On Sat, Feb 13, 2021 at 12:04 AM Lionel Landwerlin
<lionel.g.landwerlin at intel.com> wrote:
>
> On 13/02/2021 04:20, Rob Clark wrote:
> > On Fri, Feb 12, 2021 at 5:56 PM Lionel Landwerlin
> > <lionel.g.landwerlin at intel.com> wrote:
> >> On 13/02/2021 03:38, Rob Clark wrote:
> >>> On Fri, Feb 12, 2021 at 5:08 PM Lionel Landwerlin
> >>> <lionel.g.landwerlin at intel.com> wrote:
> >>>> We're kind of in the same boat for Intel.
> >>>>
> >>>> Access to GPU perf counters is exclusive to a single process if you want
> >>>> to build a timeline of the work (because preemption etc...).

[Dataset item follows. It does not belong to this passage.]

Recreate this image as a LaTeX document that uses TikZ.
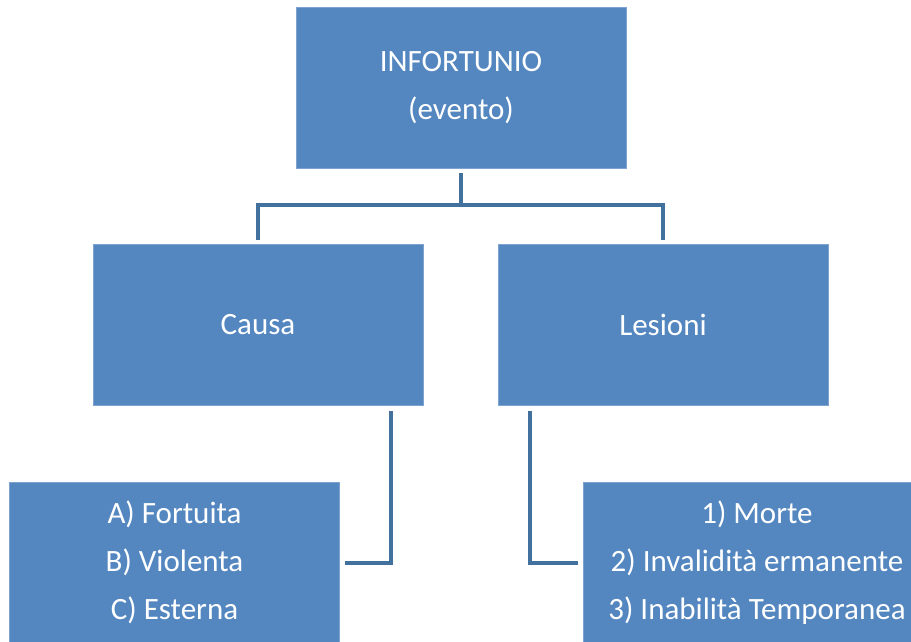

> >>> ugg, does that mean extensions like AMD_performance_monitor doesn't
> >>> actually work on intel?
> >>
> >> It work,s but only a single app can use it at a time.
> >>
> > I see.. on the freedreno side we haven't really gone down the
> > preemption route yet, but we have a way to hook in some safe/restore
> > cmdstream
>
>
> That's why I think, for Intel HW, something like gfx-pps is probably
> best to pull out all the data on a timeline for the entire system.
>
> Then the drivers could just provide timestamp on the timeline to
> annotate it.
>

Looking at gfx-pps, my question is why is this not part of the mesa
tree?  That way I could use it for freedreno (either as stand-alone
process or part of driver) without duplicating all the perfcntr
tables, and information about different variants of a given generation
needed to interpret the raw counters into something useful for a
human.

Pulling gfx-pps into mesa seems like a sensible way forward.